Maybe just a sip... or 2


----------



## dutchman (May 27, 2021)

dm/wolfskin said:


> Even the trashy shots Sunday morning didn't defeat me. I think someone hit the Mason jars before moving the stakes Saturday afternoon.



No sir. Sober as  judge. And I did it all for you...


----------



## dm/wolfskin (May 27, 2021)

dutchman said:


> No sir. Sober as  judge. And I did it all for you...





dutchman said:


> No sir. Sober as  judge. And I did it all for you...


Now Todd just said maybe a sip or two.????


----------



## dutchman (May 28, 2021)

dm/wolfskin said:


> Now Todd just said maybe a sip or two.????

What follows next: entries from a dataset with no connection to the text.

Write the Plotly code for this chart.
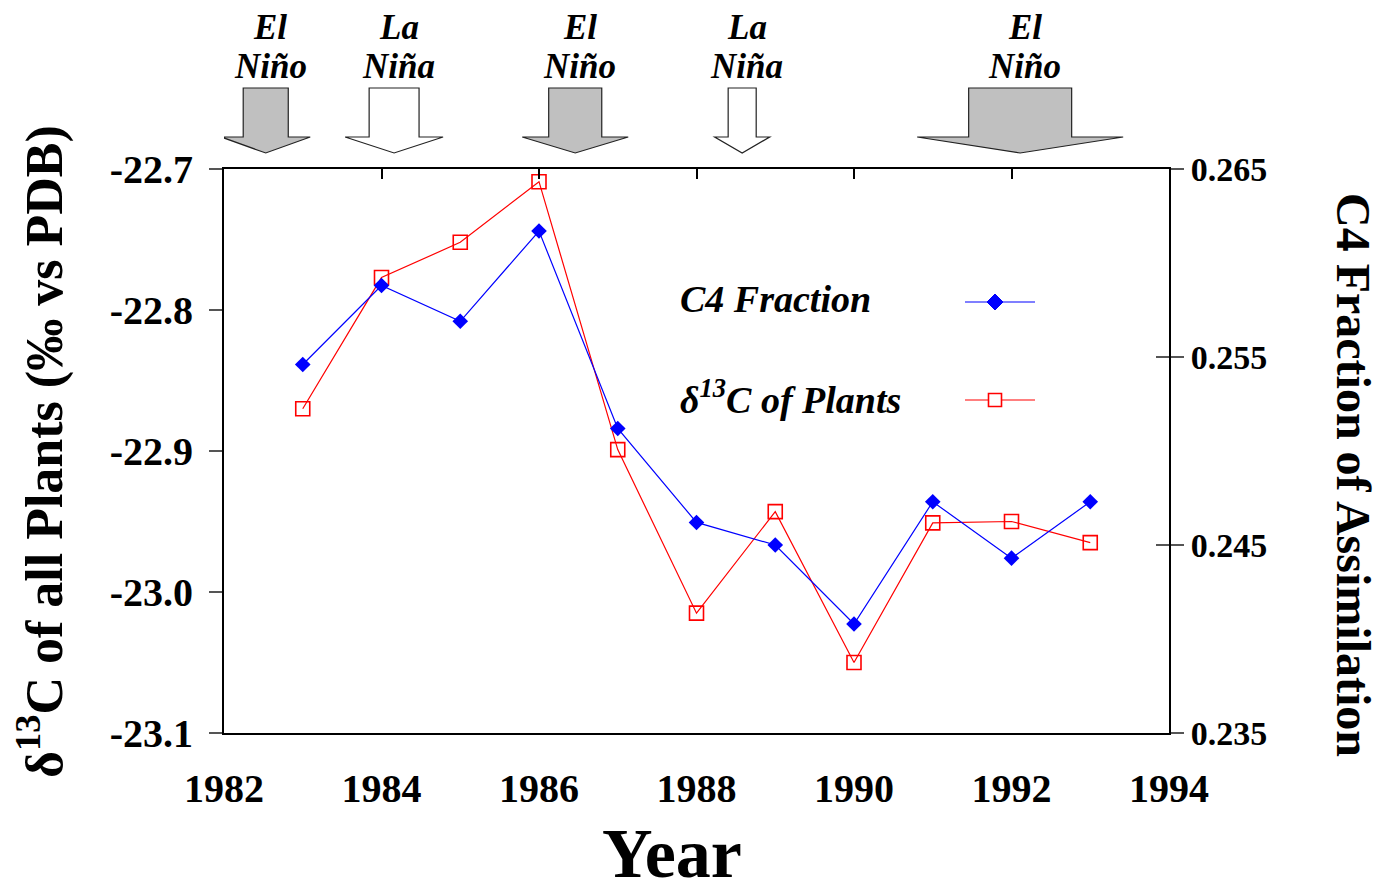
import plotly.graph_objects as go

# Annual values
years = [1983, 1984, 1985, 1986, 1987, 1988, 1989, 1990, 1991, 1992, 1993]
c4_fraction = [0.2546, 0.2588, 0.2569, 0.2617, 0.2512, 0.2462, 0.2450, 0.2408, 0.2473, 0.2443, 0.2473]
d13c_plants = [-22.870, -22.777, -22.752, -22.709, -22.899, -23.015, -22.943, -23.050, -22.951, -22.950, -22.965]

# ENSO events marked above the plot
event_names = ["El<br>Niño", "La<br>Niña", "El<br>Niño", "La<br>Niña", "El<br>Niño"]
event_centers = [1982.53, 1984.16, 1986.46, 1988.58, 1992.11]
event_shaft_half = [0.286, 0.317, 0.337, 0.178, 0.654]
event_head_half = [0.565, 0.622, 0.673, 0.349, 1.308]
event_warm = [True, False, True, False, True]

x_ticks = [1982, 1984, 1986, 1988, 1990, 1992, 1994]
left_ticks = [-22.7, -22.8, -22.9, -23.0, -23.1]
right_ticks = [0.265, 0.255, 0.245, 0.235]

SERIF = "Liberation Serif"
BLUE = "#0000ff"
RED = "#ff0000"

fig = go.Figure()

fig.add_trace(go.Scatter(
    x=years, y=d13c_plants, mode="lines+markers", name="δ13C of Plants",
    line=dict(color=RED, width=1.2),
    marker=dict(symbol="square-open", size=14, color=RED, line=dict(width=1.6, color=RED)),
    xaxis="x", yaxis="y",
))
fig.add_trace(go.Scatter(
    x=years, y=c4_fraction, mode="lines+markers", name="C4 Fraction",
    line=dict(color=BLUE, width=1.2),
    marker=dict(symbol="diamond", size=12, color=BLUE),
    xaxis="x", yaxis="y2",
))

left_font = dict(family=SERIF, size=40, color="black", weight="bold")
right_font = dict(family=SERIF, size=34, color="black", weight="bold")

fig.update_layout(
    width=1386, height=893,
    margin=dict(l=224, r=217, t=169, b=160),
    paper_bgcolor="white", plot_bgcolor="white",
    showlegend=False,
    xaxis=dict(
        range=[1982, 1994], tickvals=x_ticks, ticktext=[str(v) for v in x_ticks],
        showgrid=False, zeroline=False, showline=True, linecolor="black", linewidth=2,
        ticks="", tickfont=left_font, ticklabelstandoff=19,
    ),
    xaxis2=dict(
        range=[1982, 1994], overlaying="x", side="top", tickvals=x_ticks,
        showticklabels=False, showgrid=False, zeroline=False, showline=True,
        linecolor="black", linewidth=2, ticks="inside", ticklen=10, tickwidth=1.5,
        tickcolor="black",
    ),
    yaxis=dict(
        range=[-23.1, -22.7], tickvals=left_ticks, ticktext=[f"{v:.1f}" for v in left_ticks],
        showgrid=False, zeroline=False, showline=True, linecolor="black", linewidth=2,
        ticks="outside", ticklen=13, tickwidth=1.5, tickcolor="#555555",
        tickfont=left_font, ticklabelstandoff=8,
    ),
    yaxis2=dict(
        range=[0.235, 0.265], overlaying="y", side="right", tickvals=right_ticks,
        ticktext=[f"{v:.3f}" for v in right_ticks],
        showgrid=False, zeroline=False, showline=True, linecolor="black", linewidth=2,
        ticks="outside", ticklen=13, tickwidth=1.5, tickcolor="#555555",
        tickfont=right_font, ticklabelstandoff=0,
    ),
    yaxis3=dict(
        range=[0.235, 0.265], overlaying="y", side="right", tickvals=right_ticks,
        showticklabels=False, showgrid=False, zeroline=False, showline=False,
        ticks="inside", ticklen=13, tickwidth=1.5, tickcolor="#555555",
    ),
)

# helper traces so the extra axes are rendered
fig.add_trace(go.Scatter(x=[None], y=[None], xaxis="x2", yaxis="y", showlegend=False, hoverinfo="skip"))
fig.add_trace(go.Scatter(x=[None], y=[None], xaxis="x", yaxis="y3", showlegend=False, hoverinfo="skip"))

# ENSO arrows (x in years, y in paper units above the frame)
shaft_top, head_base, tip = 1.1436, 1.0567, 1.0284
shapes = []
annotations = []
for name, cx, sh, hh, warm in zip(event_names, event_centers, event_shaft_half,
                                  event_head_half, event_warm):
    path = (f"M {cx - sh},{shaft_top} L {cx + sh},{shaft_top} L {cx + sh},{head_base} "
            f"L {cx + hh},{head_base} L {cx},{tip} L {cx - hh},{head_base} "
            f"L {cx - sh},{head_base} Z")
    shapes.append(dict(type="path", path=path, xref="x", yref="paper",
                       fillcolor="#c0c0c0" if warm else "white",
                       line=dict(color="#222222", width=1.2), layer="above"))
    top_word, bottom_word = name.split("<br>")
    for word, ypix in ((top_word, 27), (bottom_word, 67)):
        annotations.append(dict(
            text=word, x=cx + 0.06, xref="x", y=(733 - ypix) / 564, yref="paper",
            xanchor="center", yanchor="middle", showarrow=False,
            font=dict(family=SERIF, size=35, color="black", style="italic", weight="bold"),
        ))


# Legend block inside the plot
def px(xp):
    return (xp - 224) / 945


def py(yp):
    return (733 - yp) / 564


legend_rows = [("<i>C4 Fraction</i>", 302, BLUE, "diamond"),
               ("<i>δ<sup>13</sup>C of Plants</i>", 400, RED, "square")]
for label, ypix, color, sym in legend_rows:
    annotations.append(dict(
        text=label, x=px(678), xref="paper", y=py(ypix - 3), yref="paper",
        xanchor="left", yanchor="middle", showarrow=False,
        font=dict(family=SERIF, size=38, color="black", weight="bold"),
    ))
    shapes.append(dict(type="line", xref="paper", yref="paper",
                       x0=px(965), x1=px(1035), y0=py(ypix), y1=py(ypix),
                       line=dict(color=color, width=1.2)))
    if sym == "diamond":
        d = 8
        path = (f"M {px(995 - d)},{py(ypix)} L {px(995)},{py(ypix - d)} "
                f"L {px(995 + d)},{py(ypix)} L {px(995)},{py(ypix + d)} Z")
        shapes.append(dict(type="path", path=path, xref="paper", yref="paper",
                           fillcolor=color, line=dict(color=color, width=1)))
    else:
        s = 6.5
        shapes.append(dict(type="rect", xref="paper", yref="paper",
                           x0=px(995 - s), x1=px(995 + s), y0=py(ypix + s), y1=py(ypix - s),
                           fillcolor="white", line=dict(color=color, width=1.6)))

# Axis titles
annotations.append(dict(
    text="δ<sup>13</sup>C of all Plants (‰ vs PDB)", x=0, xref="paper", xshift=-183,
    y=py(452), yref="paper", xanchor="center", yanchor="middle", textangle=-90,
    showarrow=False, font=dict(family=SERIF, size=52, color="black", weight="bold"),
))
annotations.append(dict(
    text="C4 Fraction of Assimilation", x=1, xref="paper", xshift=1354 - 1169,
    y=py(475), yref="paper", xanchor="center", yanchor="middle", textangle=90,
    showarrow=False, font=dict(family=SERIF, size=48, color="black", weight="bold"),
))
annotations.append(dict(
    text="Year", x=px(672), xref="paper", y=py(853), yref="paper",
    xanchor="center", yanchor="middle", showarrow=False,
    font=dict(family=SERIF, size=70, color="black", weight="bold"),
))

fig.update_layout(shapes=shapes, annotations=annotations)

fig.write_html("out.html")
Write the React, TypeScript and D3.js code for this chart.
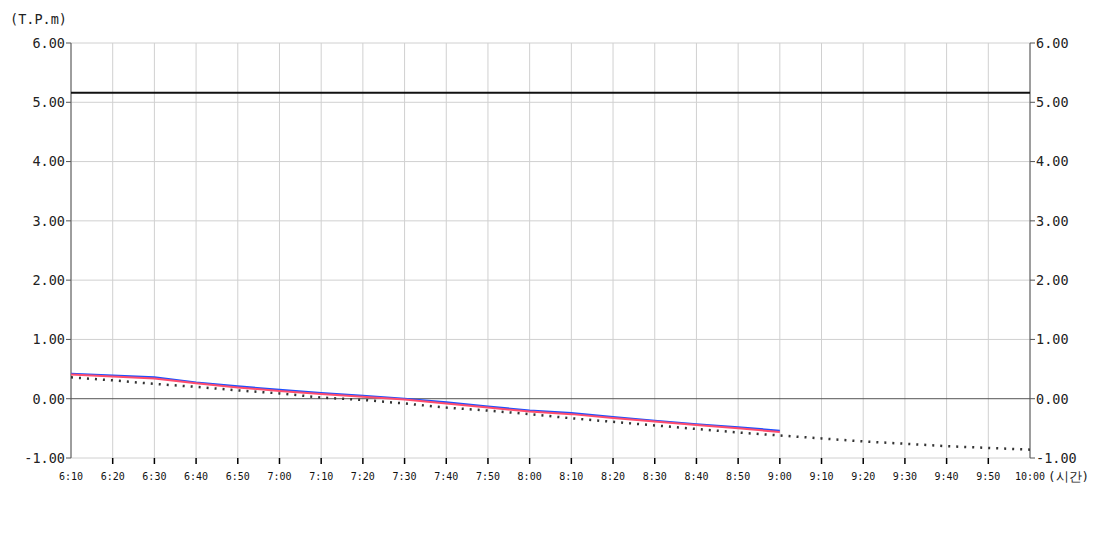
import React from "react";
import * as d3 from "d3";

const timeLabels = ["6:10","6:20","6:30","6:40","6:50","7:00","7:10","7:20","7:30","7:40","7:50","8:00","8:10","8:20","8:30","8:40","8:50","9:00","9:10","9:20","9:30","9:40","9:50","10:00"];
const yTicks = [-1, 0, 1, 2, 3, 4, 5, 6];
const limitValue = 5.16;
const blueSeries = [0.42, 0.39, 0.36, 0.275, 0.21, 0.15, 0.096, 0.05, 0.0, -0.06, -0.13, -0.2, -0.24, -0.31, -0.37, -0.43, -0.48, -0.54];
const redSeries = [0.41, 0.375, 0.34, 0.26, 0.19, 0.13, 0.08, 0.035, -0.015, -0.08, -0.15, -0.215, -0.26, -0.325, -0.385, -0.445, -0.5, -0.56];
const dottedSeries = [0.36, 0.31, 0.25, 0.2, 0.14, 0.09, 0.02, -0.02, -0.08, -0.15, -0.2, -0.26, -0.33, -0.39, -0.45, -0.51, -0.57, -0.62, -0.67, -0.72, -0.76, -0.8, -0.83, -0.86];

const W = 1100, H = 550;
const M = { left: 71, right: 1030, top: 43, bottom: 458 };
const FONT = "'DejaVu Sans Mono', monospace";

export default function App() {
  const x = d3.scaleLinear().domain([0, timeLabels.length - 1]).range([M.left, M.right]);
  const y = d3.scaleLinear().domain([-1, 6]).range([M.bottom, M.top]);
  const line = d3.line<number>().x((_, i) => x(i)).y((d) => y(d));

  return (
    <svg width={W} height={H} style={{ position: "absolute", left: 0, top: 0 }} fontFamily={FONT}>
      <rect width={W} height={H} fill="#fff" />
      {timeLabels.map((_, i) => (
        <line key={"vg" + i} x1={x(i)} x2={x(i)} y1={M.top} y2={M.bottom} stroke="#d0d0d0" strokeWidth={1} />
      ))}
      {yTicks.map((t) => (
        <line key={"hg" + t} x1={M.left} x2={M.right} y1={y(t)} y2={y(t)} stroke={t === 0 ? "#555" : "#d0d0d0"} strokeWidth={1} />
      ))}
      <line x1={M.left} x2={M.left} y1={M.top} y2={M.bottom} stroke="#555" />
      <line x1={M.right} x2={M.right} y1={M.top} y2={M.bottom} stroke="#555" />
      {yTicks.map((t) => (
        <g key={"yt" + t}>
          <line x1={M.left - 5} x2={M.left} y1={y(t)} y2={y(t)} stroke="#555" />
          <line x1={M.right} x2={M.right + 5} y1={y(t)} y2={y(t)} stroke="#555" />
          <text x={M.left - 6} y={y(t)} dy="0.36em" textAnchor="end" fontSize={13.5} fill="#222">{t.toFixed(2)}</text>
          <text x={M.right + 6} y={y(t)} dy="0.36em" textAnchor="start" fontSize={13.5} fill="#222">{t.toFixed(2)}</text>
        </g>
      ))}
      {timeLabels.map((lab, i) => (
        <g key={"xt" + i}>
          {i > 0 && i < timeLabels.length - 1 && (
            <line x1={x(i)} x2={x(i)} y1={M.bottom} y2={M.bottom + 6} stroke="#000" strokeWidth={1.5} />
          )}
          <text x={x(i)} y={M.bottom + 22} textAnchor="middle" fontSize={10} fill="#111">{lab}</text>
        </g>
      ))}
      <text x={10} y={24} fontSize={13.5} fill="#222">(T.P.m)</text>
      <text x={1048} y={481} fontSize={12.5} fill="#222">(시간)</text>
      <line x1={M.left} x2={M.right} y1={y(limitValue)} y2={y(limitValue)} stroke="#111" strokeWidth={2} />
      <path d={line(dottedSeries) || ""} fill="none" stroke="#333" strokeWidth={2.5} strokeDasharray="2 6" />
      <path d={line(blueSeries) || ""} fill="none" stroke="#1f4fff" strokeWidth={2} />
      <path d={line(redSeries) || ""} fill="none" stroke="#ff4d6d" strokeWidth={2} />
    </svg>
  );
}
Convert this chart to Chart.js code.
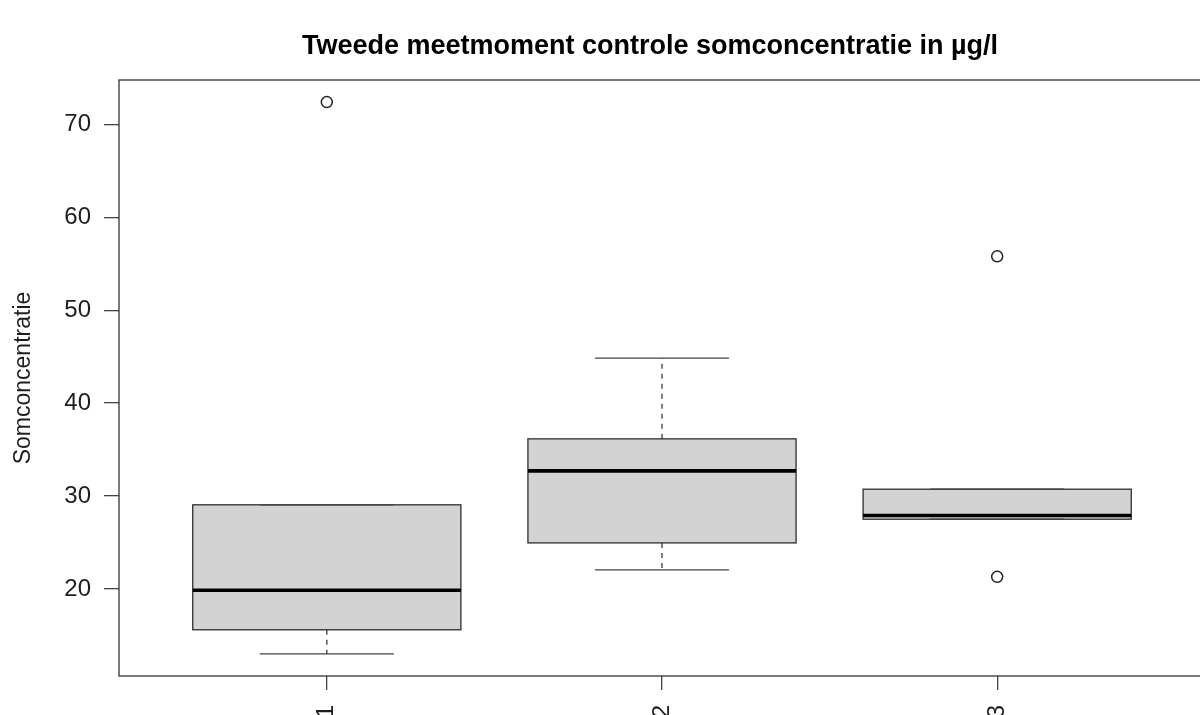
<!DOCTYPE html>
<html>
<head>
<meta charset="utf-8">
<title>Somconcentratie boxplot</title>
<script src="https://cdn.jsdelivr.net/npm/chart.js@4/dist/chart.umd.min.js"></script>
<style>
  html, body { margin: 0; padding: 0; background: #fff; }
  #wrap { width: 1200px; height: 715px; overflow: hidden; position: relative; }
  #boxChart { display: block; }
</style>
</head>
<body>
<div id="wrap">
  <canvas id="boxChart" width="1220" height="715"></canvas>
</div>
<script>
"use strict";

// meetpunten en hun boxplot-statistieken
const groups = ['1', '2', '3'];
const whiskerLow = [13.0, 22.05, 27.5];
const q1 = [15.6, 24.95, 27.5];
const median = [19.85, 32.7, 27.9];
const q3 = [29.05, 36.15, 30.73];
const whiskerHigh = [29.05, 44.85, 30.73];
const outliers = [[72.4], [], [55.8, 21.3]];

const yTicks = [20, 30, 40, 50, 60, 70];
const titleText = 'Tweede meetmoment controle somconcentratie in µg/l';
const yLabel = 'Somconcentratie';

const fontFamily = '"Liberation Sans", Arial, Helvetica, sans-serif';

// y-bereik zoals R het kiest: 4% ruimte rond de data
const allValues = whiskerLow.concat(whiskerHigh, ...outliers);
const dataMin = Math.min(...allValues);
const dataMax = Math.max(...allValues);
const yPad = (dataMax - dataMin) * 0.04;

const outlierPoints = [];
outliers.forEach((list, i) => {
  list.forEach(v => outlierPoints.push({ x: i + 1, y: v }));
});

const boxPlugin = {
  id: 'boxPlugin',
  beforeDatasetsDraw(chart) {
    const ctx = chart.ctx;
    const xs = chart.scales.x;
    const ys = chart.scales.y;
    ctx.save();
    groups.forEach((g, i) => {
      const c = i + 1;
      const xl = xs.getPixelForValue(c - 0.4);
      const xr = xs.getPixelForValue(c + 0.4);
      const xm = xs.getPixelForValue(c);
      const sl = xs.getPixelForValue(c - 0.2);
      const sr = xs.getPixelForValue(c + 0.2);
      const yq1 = ys.getPixelForValue(q1[i]);
      const yq3 = ys.getPixelForValue(q3[i]);
      const ymed = ys.getPixelForValue(median[i]);
      const ylo = ys.getPixelForValue(whiskerLow[i]);
      const yhi = ys.getPixelForValue(whiskerHigh[i]);

      // gestippelde snorharen
      ctx.strokeStyle = '#3a3a3a';
      ctx.lineWidth = 1.3;
      ctx.setLineDash([5, 5]);
      ctx.beginPath();
      if (whiskerHigh[i] > q3[i]) {
        ctx.moveTo(xm, yq3);
        ctx.lineTo(xm, yhi);
      }
      if (whiskerLow[i] < q1[i]) {
        ctx.moveTo(xm, yq1);
        ctx.lineTo(xm, ylo);
      }
      ctx.stroke();
      ctx.setLineDash([]);

      // doos
      ctx.fillStyle = '#d3d3d3';
      ctx.fillRect(xl, yq3, xr - xl, yq1 - yq3);
      ctx.strokeStyle = '#2e2e2e';
      ctx.lineWidth = 1.3;
      ctx.strokeRect(xl, yq3, xr - xl, yq1 - yq3);

      // mediaan
      ctx.strokeStyle = '#000';
      ctx.lineWidth = 3.6;
      ctx.beginPath();
      ctx.moveTo(xl, ymed);
      ctx.lineTo(xr, ymed);
      ctx.stroke();

      // uiteinden
      ctx.strokeStyle = '#444';
      ctx.lineWidth = 1.3;
      ctx.beginPath();
      ctx.moveTo(sl, yhi);
      ctx.lineTo(sr, yhi);
      ctx.moveTo(sl, ylo);
      ctx.lineTo(sr, ylo);
      ctx.stroke();
    });
    ctx.restore();
  },
  afterDraw(chart) {
    const ctx = chart.ctx;
    const area = chart.chartArea;
    ctx.save();
    ctx.strokeStyle = '#333';
    ctx.lineWidth = 1.3;
    ctx.strokeRect(area.left, area.top, area.right - area.left, area.bottom - area.top);

    ctx.fillStyle = '#000';
    ctx.font = 'bold 27px ' + fontFamily;
    ctx.textAlign = 'center';
    ctx.textBaseline = 'middle';
    ctx.fillText(titleText, (area.left + area.right) / 2 - 12, 47);
    ctx.restore();
  }
};

const ctx = document.getElementById('boxChart').getContext('2d');
const boxChart = new Chart(ctx, {
  type: 'scatter',
  data: {
    datasets: [{
      label: 'uitschieters',
      data: outlierPoints,
      pointRadius: 5.5,
      pointHoverRadius: 5.5,
      pointBorderWidth: 1.5,
      pointBorderColor: '#222',
      pointBackgroundColor: 'rgba(255,255,255,0)',
      showLine: false
    }]
  },
  options: {
    responsive: false,
    animation: false,
    events: [],
    layout: { padding: { top: 80, right: 15, left: 0, bottom: 0 } },
    plugins: {
      legend: { display: false },
      tooltip: { enabled: false },
      title: { display: false }
    },
    scales: {
      x: {
        type: 'linear',
        min: 0.38,
        max: 3.62,
        afterBuildTicks: (scale) => {
          scale.ticks = groups.map((g, i) => ({ value: i + 1 }));
        },
        afterFit: (scale) => { scale.height = 39; },
        border: { display: false },
        grid: {
          drawOnChartArea: false,
          drawTicks: true,
          tickLength: 14,
          color: '#444',
          lineWidth: 1.3
        },
        ticks: {
          autoSkip: false,
          minRotation: 90,
          maxRotation: 90,
          padding: 15,
          color: '#1e1e1e',
          font: { family: fontFamily, size: 24 },
          callback: (value) => groups[Math.round(value) - 1]
        }
      },
      y: {
        type: 'linear',
        min: dataMin - yPad,
        max: dataMax + yPad,
        afterBuildTicks: (scale) => {
          scale.ticks = yTicks.map(v => ({ value: v }));
        },
        afterFit: (scale) => { scale.width = 119; },
        border: { display: false },
        grid: {
          drawOnChartArea: false,
          drawTicks: true,
          tickLength: 15,
          color: '#444',
          lineWidth: 1.3
        },
        ticks: {
          padding: 13,
          color: '#1e1e1e',
          font: { family: fontFamily, size: 24 },
          callback: (value) => String(value)
        },
        title: {
          display: true,
          text: yLabel,
          color: '#1e1e1e',
          font: { family: fontFamily, size: 23 },
          padding: { top: 10, bottom: 0 }
        }
      }
    }
  },
  plugins: [boxPlugin]
});
</script>
</body>
</html>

Maybe Todd did have a sip or two...but he had no part in moving the stakes. He was occupied elsewhere.

Stop whining.


----------



## dm/wolfskin (May 28, 2021)

dutchman said:


> Maybe Todd did have a sip or two...but he had no part in moving the stakes. He was occupied elsewhere.
> 
> Stop whining.


----------



## SELFBOW (May 31, 2021)

Hate I've missed so much last few years. Life has given me many obstacles and other opportunities that kept me away.


----------